Après plusieurs signaux d’alertes dans les années 1960 sur les menaces causées par les pollutions, à l’instar de la marée noire du Torrey Canyon en 1967, le début des années 1970 se caractérise par une prise de conscience environnementale qui dépasse largement les milieux scientifiques et militants. Le livre Les Limites à la croissance (dans un monde fini) (The Limits to Growth), rapport pour le club de Rome ou « Rapport Meadows », publié en 1972, est un premier cri d’alarme planétaire sur les conséquences écologiques de la croissance économique et démographique. Cette même année se tient à Stockholm la première conférence des Nations unies sur l’environnement, à l’origine du Programme des Nations Unies pour l’environnement (PNUE), début de l’implication de la communauté internationale sur l’écologie.
Les pouvoirs publics aussi s’emparent de la question. En France, un ministère de la Protection de la nature et de l’environnement est mis en place en 1971, avec Robert Poujade pour premier titulaire. Le 25 mars 1972 se tiennent, en Bretagne, les États généraux de l’environnement, moment historique de prise en compte d’un problème public nouveau à l’échelle régionale.
Une politique de l’environnement
Ce jour-là, à Pontivy, les quatre conseils généraux de la Bretagne administrative se réunissent sous la présidence de Raymond Marcellin et René Pléven. L’objectif, après avoir débattu des rapports préparés par des groupes de travail consacrés au littoral, à l’aménagement rural, aux pollutions, aux ressources naturelles et au développement touristique, est « d’examiner les conditions d’amélioration du milieu de vie dans la perspective d’un développement harmonieux et équilibré de la Bretagne ». L’assemblée vote à l’unanimité une résolution, remise au ministre de l’Environnement, où les participants proclament notamment que :
« La priorité accordée par la Région au développement économique, en particulier à l’industrialisation et à la promotion de l’agriculture et du tourisme, exige, comme complément indissociable, une politique de l’environnement de nature à préserver la personnalité de la Bretagne. »

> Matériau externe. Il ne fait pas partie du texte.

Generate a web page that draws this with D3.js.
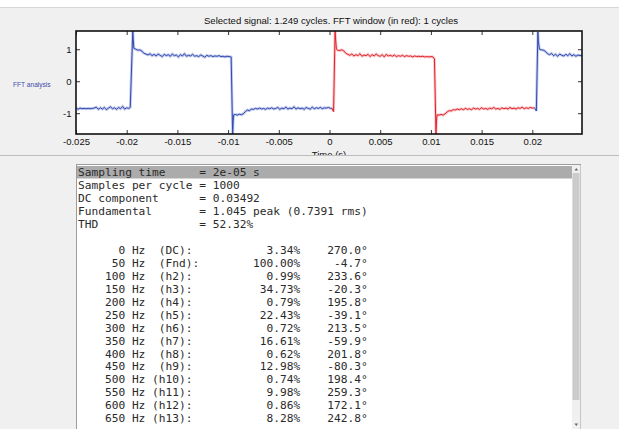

Les conseillers généraux réclament en conclusion un schéma général d’aménagement du littoral breton, prévoyant une zone dite de « tiers naturel » excluant tout aménagement destructeur de la nature en ménageant les possibilités d’activités traditionnelles. Il s’agit d’une vieille revendication de la Société pour l’étude et la protection de la nature en Bretagne (SEPNB), mais les signataires la justifient avant tout par l’argument qu’« une sauvegarde dynamique de l’environnement contribue directement à l’expansion économique ».

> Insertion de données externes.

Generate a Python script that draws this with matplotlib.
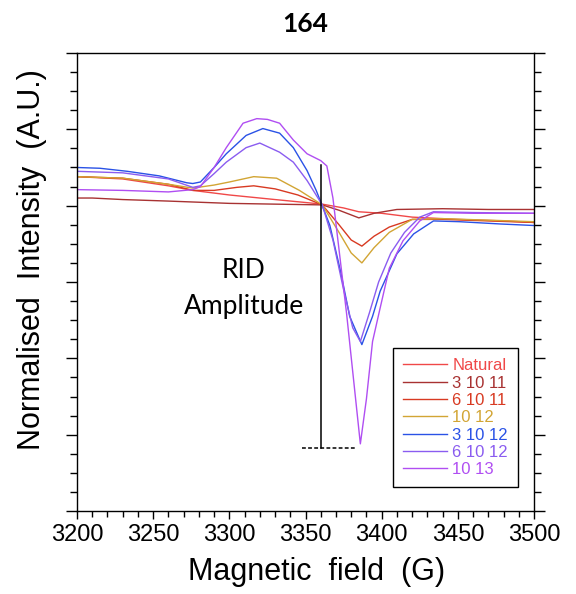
import matplotlib
matplotlib.use("Agg")
import matplotlib.pyplot as plt
from matplotlib.ticker import MultipleLocator

# ---- data ----
labels = ["Natural", "3 10 11", "6 10 11", "10 12", "3 10 12", "6 10 12", "10 13"]
colors = ["#f04848", "#a83232", "#d83a22", "#d2a534", "#2a52e6", "#8a5cf0", "#b04ef2"]

x_natural = [3200, 3230, 3260, 3276, 3300, 3330, 3361, 3375, 3385, 3400, 3420, 3450, 3480, 3500]
y_natural = [0.38, 0.35, 0.26, 0.20, 0.14, 0.08, 0.02, -0.03, -0.08, -0.10, -0.15, -0.18, -0.20, -0.22]

x_3_10_11 = [3200, 3210, 3230, 3260, 3300, 3330, 3361, 3372, 3385, 3395, 3410, 3440, 3470, 3500]
y_3_10_11 = [0.10, 0.10, 0.08, 0.06, 0.03, 0.02, 0.01, -0.06, -0.16, -0.10, -0.05, -0.04, -0.05, -0.05]

x_6_10_11 = [3200, 3230, 3260, 3276, 3290, 3305, 3316, 3330, 3345, 3361, 3372, 3380, 3387,
             3395, 3405, 3420, 3440, 3470, 3500]
y_6_10_11 = [0.38, 0.36, 0.28, 0.20, 0.20, 0.24, 0.26, 0.22, 0.14, 0.01, -0.25, -0.45, -0.53,
             -0.40, -0.28, -0.18, -0.18, -0.20, -0.22]

x_10_12 = [3200, 3230, 3260, 3276, 3290, 3300, 3316, 3331, 3346, 3361, 3372, 3380, 3387,
           3395, 3405, 3420, 3440, 3470, 3500]
y_10_12 = [0.38, 0.36, 0.28, 0.23, 0.27, 0.31, 0.38, 0.36, 0.20, 0.01, -0.35, -0.62, -0.75,
           -0.55, -0.35, -0.18, -0.17, -0.19, -0.21]

x_3_10_12 = [3200, 3215, 3233, 3254, 3272, 3276, 3281, 3290, 3298, 3311, 3322, 3333, 3342,
             3351, 3357, 3361, 3366, 3373, 3379, 3387, 3394, 3399, 3410, 3421, 3434, 3451,
             3478, 3500]
y_3_10_12 = [0.50, 0.49, 0.45, 0.39, 0.30, 0.29, 0.31, 0.50, 0.68, 0.92, 1.01, 0.95, 0.76,
             0.46, 0.20, 0.00, -0.26, -0.86, -1.45, -1.82, -1.45, -1.12, -0.63, -0.37, -0.20,
             -0.21, -0.24, -0.26]

x_6_10_12 = [3200, 3230, 3260, 3276, 3281, 3290, 3298, 3311, 3320, 3333, 3342, 3351, 3361,
             3368, 3375, 3381, 3386, 3392, 3398, 3406, 3415, 3425, 3434, 3460, 3500]
y_6_10_12 = [0.45, 0.43, 0.35, 0.24, 0.26, 0.42, 0.57, 0.76, 0.82, 0.70, 0.57, 0.33, 0.01,
             -0.45, -1.10, -1.60, -1.78, -1.40, -1.00, -0.62, -0.35, -0.15, -0.08, -0.09, -0.10]

x_10_13 = [3200, 3230, 3260, 3276, 3281, 3290, 3298, 3309, 3318, 3325, 3333, 3342, 3351,
           3360, 3364, 3368, 3377, 3386, 3390, 3394, 3399, 3405, 3414, 3425, 3434, 3460, 3500]
y_10_13 = [0.21, 0.20, 0.18, 0.21, 0.25, 0.50, 0.76, 1.08, 1.14, 1.13, 1.08, 0.86, 0.68,
           0.59, 0.52, 0.10, -1.42, -3.12, -2.53, -1.78, -1.34, -0.82, -0.46, -0.20, -0.09,
           -0.10, -0.10]

series_x = [x_natural, x_3_10_11, x_6_10_11, x_10_12, x_3_10_12, x_6_10_12, x_10_13]
series_y = [y_natural, y_3_10_11, y_6_10_11, y_10_12, y_3_10_12, y_6_10_12, y_10_13]

rid_x = 3360
rid_top = 0.53
rid_bottom = -3.18
dash_x = [3348, 3384]

fig = plt.figure(figsize=(5.76, 5.94), dpi=100)
ax = fig.add_axes([0.1337, 0.1397, 0.7934, 0.7711])

for xs, ys, c, lab in zip(series_x, series_y, colors, labels):
    ax.plot(xs, ys, color=c, lw=1.0, label=lab)

ax.plot([rid_x, rid_x], [rid_top, rid_bottom], color="black", lw=1.1)
ax.plot(dash_x, [rid_bottom, rid_bottom], color="black", lw=1.1, ls=(0, (2.5, 1.5)))

ax.text(3309.5, -0.95, "RID", ha="center", va="baseline", fontsize=19, family="Lato")
ax.text(3309.5, -1.42, "Amplitude", ha="center", va="baseline", fontsize=19, family="Lato")

ax.set_xlim(3200, 3500)
ax.set_ylim(-4, 2)
ax.xaxis.set_major_locator(MultipleLocator(50))
ax.xaxis.set_minor_locator(MultipleLocator(10))
ax.yaxis.set_major_locator(MultipleLocator(1))
ax.yaxis.set_minor_locator(MultipleLocator(0.25))
ax.tick_params(axis="both", which="both", direction="out", top=False, right=True,
               labelleft=False, labelright=False)
ax.tick_params(axis="y", which="major", length=8, width=1)
ax.tick_params(axis="y", which="minor", length=5, width=1)
ax.tick_params(axis="x", which="major", length=6, width=1, labelsize=17, pad=3)
ax.tick_params(axis="x", which="minor", length=4, width=1)
for lab in ax.get_xticklabels():
    lab.set_family("Liberation Sans")
for sp in ax.spines.values():
    sp.set_linewidth(1)

ax.set_xlabel("Magnetic  field  (G)", fontsize=22, family="Liberation Sans")
ax.xaxis.set_label_coords(0.525, -0.10)
ax.set_ylabel("Normalised  Intensity  (A.U.)", fontsize=22, family="Liberation Sans")
ax.yaxis.set_label_coords(-0.065, 0.55)
ax.set_title("164", fontsize=19, fontweight="bold", family="Lato", pad=15)

leg = ax.legend(loc="lower right", bbox_to_anchor=(0.965, 0.052), fontsize=12,
                labelcolor="linecolor", fancybox=False, edgecolor="black",
                handlelength=2.6, handletextpad=0.35, labelspacing=0.14,
                borderpad=0.6, borderaxespad=0, framealpha=1)
leg.get_frame().set_linewidth(1)
for t in leg.get_texts():
    t.set_family("Liberation Sans")

fig.savefig("out.png", dpi=100)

Le Schéma d’aménagement du littoral breton et des îles (SALBI)
Suite à cette réunion est initié un projet de Schéma d’aménagement du littoral breton et des îles (SALBI). Il doit avoir pour objet d’organiser le développement et l’équipement équilibré de la zone côtière, en étroite concertation avec les collectivités locales. Un comité de direction est installé avec des représentants des départements bretons, Loire-Atlantique comprise, des chambres économiques de Bretagne et du CELIB. Une vaste concertation est mise en œuvre avec les municipalités, groupes socioprofessionnels et associations concernées. Terminé en 1977, et approuvé lors du Comité interministériel d’aménagement du territoire du 23 novembre 1977 au même moment que deux autres schémas similaires, le SALBI n’est pourtant jamais appliqué, échouant à être un véritable guide en matière de prise en compte des enjeux environnementaux dans l’aménagement du littoral breton.

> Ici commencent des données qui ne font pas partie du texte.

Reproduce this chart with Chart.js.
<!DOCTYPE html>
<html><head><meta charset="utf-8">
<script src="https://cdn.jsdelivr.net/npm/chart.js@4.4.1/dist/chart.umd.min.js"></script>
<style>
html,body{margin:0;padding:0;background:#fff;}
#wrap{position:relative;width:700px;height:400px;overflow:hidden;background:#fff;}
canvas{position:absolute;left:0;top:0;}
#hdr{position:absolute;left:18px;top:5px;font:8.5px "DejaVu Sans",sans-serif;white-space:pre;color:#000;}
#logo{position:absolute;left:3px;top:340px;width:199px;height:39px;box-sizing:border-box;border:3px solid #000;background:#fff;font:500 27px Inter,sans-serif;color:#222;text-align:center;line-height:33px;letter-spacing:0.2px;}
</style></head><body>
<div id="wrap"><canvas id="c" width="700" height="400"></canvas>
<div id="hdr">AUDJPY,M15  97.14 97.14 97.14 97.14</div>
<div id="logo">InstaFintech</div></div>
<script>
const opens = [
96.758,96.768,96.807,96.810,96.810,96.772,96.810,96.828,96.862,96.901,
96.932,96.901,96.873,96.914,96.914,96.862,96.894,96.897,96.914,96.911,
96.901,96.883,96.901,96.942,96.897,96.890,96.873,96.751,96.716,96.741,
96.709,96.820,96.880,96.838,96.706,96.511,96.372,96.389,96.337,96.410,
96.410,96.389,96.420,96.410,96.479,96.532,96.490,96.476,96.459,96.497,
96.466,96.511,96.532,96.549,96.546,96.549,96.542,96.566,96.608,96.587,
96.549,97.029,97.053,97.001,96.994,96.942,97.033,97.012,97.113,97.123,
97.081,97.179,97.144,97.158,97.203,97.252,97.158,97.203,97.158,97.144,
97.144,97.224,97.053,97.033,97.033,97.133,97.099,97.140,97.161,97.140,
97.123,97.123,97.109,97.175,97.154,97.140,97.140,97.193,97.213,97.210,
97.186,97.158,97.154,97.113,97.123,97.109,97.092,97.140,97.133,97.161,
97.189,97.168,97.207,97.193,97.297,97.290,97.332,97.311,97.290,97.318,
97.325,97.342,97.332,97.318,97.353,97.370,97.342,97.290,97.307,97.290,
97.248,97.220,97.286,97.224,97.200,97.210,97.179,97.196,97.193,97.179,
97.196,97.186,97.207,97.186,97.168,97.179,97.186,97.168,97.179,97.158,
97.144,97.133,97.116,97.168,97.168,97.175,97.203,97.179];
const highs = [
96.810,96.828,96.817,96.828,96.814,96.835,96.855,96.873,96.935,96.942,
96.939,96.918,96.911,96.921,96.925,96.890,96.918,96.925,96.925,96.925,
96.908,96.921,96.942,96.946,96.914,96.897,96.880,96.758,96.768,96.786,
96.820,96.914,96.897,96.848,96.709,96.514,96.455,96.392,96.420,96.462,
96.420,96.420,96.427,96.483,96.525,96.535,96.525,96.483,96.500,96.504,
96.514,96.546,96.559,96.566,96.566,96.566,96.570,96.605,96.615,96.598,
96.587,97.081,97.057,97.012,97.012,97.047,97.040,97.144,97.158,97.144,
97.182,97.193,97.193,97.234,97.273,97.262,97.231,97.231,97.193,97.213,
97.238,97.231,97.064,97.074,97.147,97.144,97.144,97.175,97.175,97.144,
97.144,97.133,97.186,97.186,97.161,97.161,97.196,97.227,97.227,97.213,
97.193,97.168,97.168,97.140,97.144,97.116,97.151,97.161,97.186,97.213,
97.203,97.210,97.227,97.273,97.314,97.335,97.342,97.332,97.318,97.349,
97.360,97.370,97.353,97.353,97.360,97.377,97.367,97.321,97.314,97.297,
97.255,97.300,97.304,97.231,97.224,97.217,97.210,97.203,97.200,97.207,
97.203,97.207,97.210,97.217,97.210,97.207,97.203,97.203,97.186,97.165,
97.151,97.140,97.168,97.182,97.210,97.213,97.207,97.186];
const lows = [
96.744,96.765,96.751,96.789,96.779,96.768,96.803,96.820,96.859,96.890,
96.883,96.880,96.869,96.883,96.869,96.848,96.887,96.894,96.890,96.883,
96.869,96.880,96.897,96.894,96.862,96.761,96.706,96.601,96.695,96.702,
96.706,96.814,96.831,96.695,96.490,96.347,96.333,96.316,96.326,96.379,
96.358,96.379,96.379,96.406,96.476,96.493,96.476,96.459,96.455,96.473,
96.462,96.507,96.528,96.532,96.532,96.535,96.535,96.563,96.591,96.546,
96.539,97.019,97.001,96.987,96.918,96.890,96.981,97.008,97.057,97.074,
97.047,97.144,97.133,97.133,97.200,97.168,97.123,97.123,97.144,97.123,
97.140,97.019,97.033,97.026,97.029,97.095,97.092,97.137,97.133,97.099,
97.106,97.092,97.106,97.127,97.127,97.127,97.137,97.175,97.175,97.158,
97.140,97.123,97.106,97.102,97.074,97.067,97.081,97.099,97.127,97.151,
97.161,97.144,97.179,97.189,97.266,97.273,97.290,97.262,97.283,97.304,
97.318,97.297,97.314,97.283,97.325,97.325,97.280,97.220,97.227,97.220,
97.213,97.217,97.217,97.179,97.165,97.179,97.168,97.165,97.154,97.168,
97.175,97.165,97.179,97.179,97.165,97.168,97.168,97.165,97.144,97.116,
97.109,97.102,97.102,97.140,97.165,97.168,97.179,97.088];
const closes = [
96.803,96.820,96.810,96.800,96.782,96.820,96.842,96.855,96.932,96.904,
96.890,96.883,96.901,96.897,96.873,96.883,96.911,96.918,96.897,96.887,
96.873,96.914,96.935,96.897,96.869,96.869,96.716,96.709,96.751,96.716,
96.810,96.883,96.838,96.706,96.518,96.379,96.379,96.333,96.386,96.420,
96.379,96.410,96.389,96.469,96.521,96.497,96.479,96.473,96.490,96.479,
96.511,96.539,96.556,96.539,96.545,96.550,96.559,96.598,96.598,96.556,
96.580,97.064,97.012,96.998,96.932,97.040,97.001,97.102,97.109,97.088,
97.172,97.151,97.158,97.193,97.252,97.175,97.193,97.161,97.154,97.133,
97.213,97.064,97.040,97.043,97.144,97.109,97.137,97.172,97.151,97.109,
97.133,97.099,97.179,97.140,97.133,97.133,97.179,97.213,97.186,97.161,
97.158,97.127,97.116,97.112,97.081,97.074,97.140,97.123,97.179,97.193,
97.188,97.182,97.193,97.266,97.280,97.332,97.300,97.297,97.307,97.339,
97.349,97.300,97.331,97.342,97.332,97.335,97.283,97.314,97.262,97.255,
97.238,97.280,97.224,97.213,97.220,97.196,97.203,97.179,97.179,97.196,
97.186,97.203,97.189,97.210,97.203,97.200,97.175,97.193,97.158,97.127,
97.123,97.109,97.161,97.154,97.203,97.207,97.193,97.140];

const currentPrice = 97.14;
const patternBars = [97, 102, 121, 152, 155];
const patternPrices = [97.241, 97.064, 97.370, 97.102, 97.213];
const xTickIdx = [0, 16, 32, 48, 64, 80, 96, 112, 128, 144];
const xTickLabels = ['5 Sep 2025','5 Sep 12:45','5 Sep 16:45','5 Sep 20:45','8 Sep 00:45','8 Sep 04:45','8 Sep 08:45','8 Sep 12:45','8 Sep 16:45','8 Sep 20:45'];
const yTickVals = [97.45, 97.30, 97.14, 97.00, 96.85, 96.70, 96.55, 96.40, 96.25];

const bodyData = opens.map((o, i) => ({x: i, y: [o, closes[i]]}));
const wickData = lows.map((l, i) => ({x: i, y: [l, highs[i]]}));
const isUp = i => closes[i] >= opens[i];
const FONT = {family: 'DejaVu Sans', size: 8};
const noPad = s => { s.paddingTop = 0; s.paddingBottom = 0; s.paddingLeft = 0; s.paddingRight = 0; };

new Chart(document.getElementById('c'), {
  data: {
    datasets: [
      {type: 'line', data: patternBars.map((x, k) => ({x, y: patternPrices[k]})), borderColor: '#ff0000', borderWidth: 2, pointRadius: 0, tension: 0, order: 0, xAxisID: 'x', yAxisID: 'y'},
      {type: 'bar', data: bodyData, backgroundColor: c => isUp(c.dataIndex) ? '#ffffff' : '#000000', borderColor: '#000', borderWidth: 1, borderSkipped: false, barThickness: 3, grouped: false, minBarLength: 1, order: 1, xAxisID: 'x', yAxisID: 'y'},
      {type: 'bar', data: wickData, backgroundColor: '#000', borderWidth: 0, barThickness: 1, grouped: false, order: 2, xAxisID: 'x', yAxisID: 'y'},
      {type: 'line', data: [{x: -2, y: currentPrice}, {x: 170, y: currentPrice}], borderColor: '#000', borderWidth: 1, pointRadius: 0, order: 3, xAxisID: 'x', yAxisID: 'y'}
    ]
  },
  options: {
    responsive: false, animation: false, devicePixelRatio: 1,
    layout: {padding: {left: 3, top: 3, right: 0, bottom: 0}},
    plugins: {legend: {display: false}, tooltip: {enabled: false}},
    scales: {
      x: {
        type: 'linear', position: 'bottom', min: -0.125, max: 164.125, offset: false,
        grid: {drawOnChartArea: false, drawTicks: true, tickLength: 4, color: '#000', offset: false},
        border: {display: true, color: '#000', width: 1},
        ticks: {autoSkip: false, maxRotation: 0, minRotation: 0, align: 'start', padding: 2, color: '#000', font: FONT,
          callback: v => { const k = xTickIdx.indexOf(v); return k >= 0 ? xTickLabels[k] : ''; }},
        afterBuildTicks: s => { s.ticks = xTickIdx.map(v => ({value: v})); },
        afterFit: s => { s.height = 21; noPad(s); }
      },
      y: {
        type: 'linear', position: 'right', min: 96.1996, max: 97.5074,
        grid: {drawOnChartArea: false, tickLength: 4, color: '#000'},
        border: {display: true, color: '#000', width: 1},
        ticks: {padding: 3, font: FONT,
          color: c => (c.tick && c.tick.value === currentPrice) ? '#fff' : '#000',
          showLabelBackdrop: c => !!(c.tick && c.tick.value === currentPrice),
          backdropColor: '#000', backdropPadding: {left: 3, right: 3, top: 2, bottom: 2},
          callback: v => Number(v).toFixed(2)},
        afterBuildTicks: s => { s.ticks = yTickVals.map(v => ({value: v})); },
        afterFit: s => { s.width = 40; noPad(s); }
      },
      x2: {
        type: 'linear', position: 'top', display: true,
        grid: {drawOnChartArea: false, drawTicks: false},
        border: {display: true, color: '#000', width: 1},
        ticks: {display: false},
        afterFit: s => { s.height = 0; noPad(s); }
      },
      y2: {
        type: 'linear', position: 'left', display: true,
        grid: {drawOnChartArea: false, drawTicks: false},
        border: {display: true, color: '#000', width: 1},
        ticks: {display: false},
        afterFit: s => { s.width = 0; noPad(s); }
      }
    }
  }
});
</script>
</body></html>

Pour autant, le travail initié le 25 mars 1972 se révèle structurant sur la durée. Pour la première fois, les collectivités de Bretagne s’emparent directement de la question environnementale à l’échelle régionale. La revendication du "tiers sauvage" intègre le débat public et les représentations. L’idée sera d’ailleurs progressivement reprise à son compte par le Conservatoire du littoral à l’échelle française. Les problèmes liés à l’urbanisation du littoral et au trop grand nombre de maisons secondaires sur des territoires qui risquaient d’être dévitalisés une partie de l’année commencent également à entrer dans les problématiques politiques reconnues.
Le SALBI et les autres schémas d’aménagement du littoral vont déboucher à moyen terme (indirectement) d’une part sur la loi littoral de 1985, qui visait à la fois à protéger les espaces littoraux et à maîtriser l’urbanisation, d’autre part sur la Gestion intégrée des zones côtières (GIZC), démarche qui vise à partir des années 1990 à une gestion globale et à un développement durable des territoires littoraux. En Bretagne, l’héritier lointain du SALBI est la Charte des espaces côtiers bretons, adoptée en 2007 par la Région pour lutter contre la pression foncière et la spéculation immobilière sur le littoral. C’est donc un tout nouvel espace d’action publique qui s’est ouvert le 25 mars 1972.